I'm getting more into my powerlifting and I want to invest in a pair of lifting shoes. Currently I do my big lifts shoeless but want to get shoes!

I have read a bit on them and I am not interested in converse style shoes, I have a pair and feel they don't give me enough support. 

Anyone had any experience with Nike or any other lifting shoe? I am currently looking at ordering the R2

----------


## OnTheSauce

link to said shoe?

----------


## Brick

http://www.roguefitness.com/nike-romaleos-2.php

----------


## Noles12

I like the adidas for half the price

----------


## Brick

> I like the adidas for half the price


Price isn't an issue. 

Any other reason why you would choose the Adidas model over the Nike or the rouge?

----------


## Noles12

Simply price for me. I have the adidas and they are great imo. I have owned one other pair of powerlifting shoes that I paid close to 200 for and there are no noticeable differences

----------


## Brick

> Simply price for me. I have the adidas and they are great imo. I have owned one other pair of powerlifting shoes that I paid close to 200 for and there are no noticeable differences


Thanks. I will look more into it before purchasing any

----------


## SEOINAGE

I sometimes lift barefoot, but it sometimes can hold me back. I wear chucks. but it really depends on your squat stance to be honest. You squat wide? do you wear gear?

----------


## Brick

> I sometimes lift barefoot, but it sometimes can hold me back. I wear chucks. but it really depends on your squat stance to be honest. You squat wide? do you wear gear?


I wear a belt and thats it. I squat a bit of a hybrid between powerliftin and O lift. The bar is lower like a powerlift but legs are more of a O lift style, maybe a little bit wider. I have experimented for a long time and found where the bar is comfortable, but safe, and where my legs are strong and safely placed.

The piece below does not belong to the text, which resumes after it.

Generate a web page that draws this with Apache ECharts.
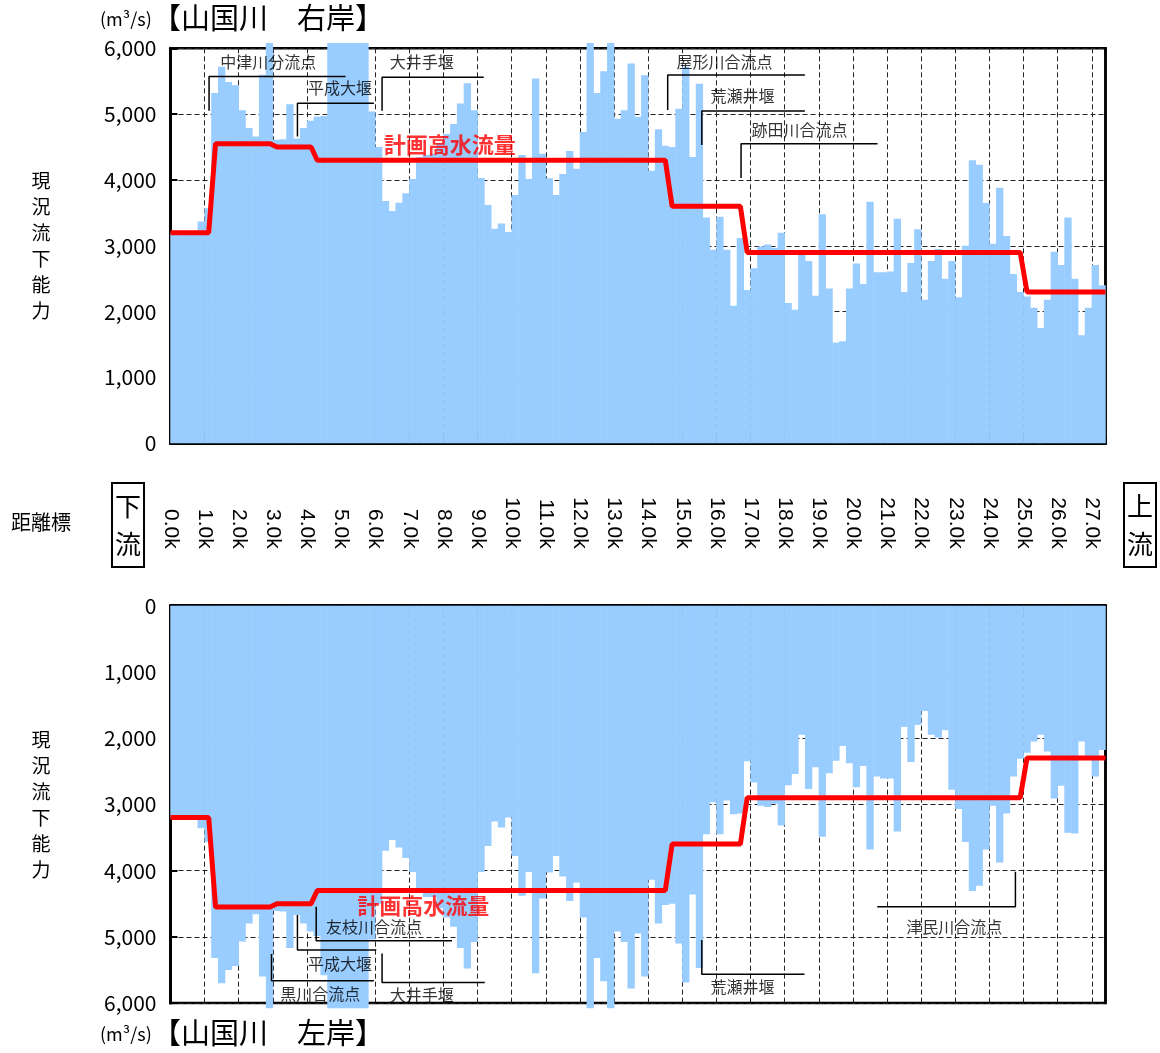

I said the wrong word at the start. I am not getting more into powerlifting, I am getting more into Olympic Lifting

----------


## SEOINAGE

yeah so chucks wouldn't be the best option, although you could use them, the slight heal elevation should be better. Honestly though I don't squat as wide as I used to and do low bar, so it might be similar to what you are doing, and I could see the advantages to a proper lifting shoe. Unfortunately I don't have experience with these others. I did have a pair of adidas shoes for lifting, but they weren't "lifting" shoes, problem I had with them though was how narrow they are.

----------


## OnTheSauce

I want some of those. Look cool

----------


## SEOINAGE

did you see those puma ferrari future cats?

----------


## Brick

> did you see those puma ferrari future cats?






Lol what am I? An indoor soccer player?

----------


## SEOINAGE

hahaha yeah seriously pretty flaming looking. but here is a lifter that uses them.

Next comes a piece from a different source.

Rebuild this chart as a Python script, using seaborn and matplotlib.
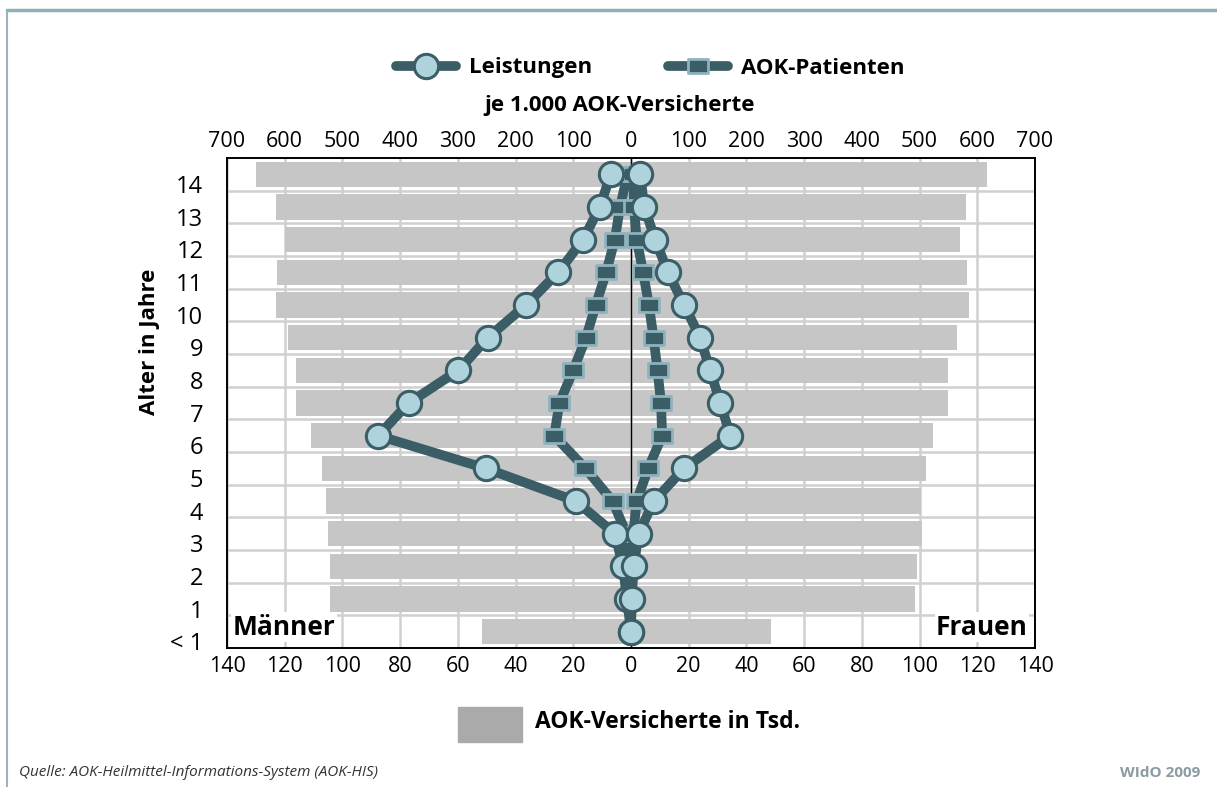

http://www.dangerouslyhardcore.com/2...i-future-cats/

----------


## largerthannormal

I have the adidas adistars , ive only used them a few times. maybe 5........ whats size are you? PM me

They just sit in the closet

----------


## swol_je

I just ordered the volt colored ones. I've heard nothing but good things about these, besides the weight of them. Can't wait to put these to use. Anybody else have a pair and feel like commenting? I've actually heard that these help activate more quads during the bottom portion of the lift. Can anyone verify that?

----------


## Brick

> I just ordered the volt colored ones. I've heard nothing but good things about these, besides the weight of them. Can't wait to put these to use. Anybody else have a pair and feel like commenting? I've actually heard that these help activate more quads during the bottom portion of the lift. Can anyone verify that?


I am going to order next week sometime. What size shoe do you wear regularly compared with the size you ordered?

----------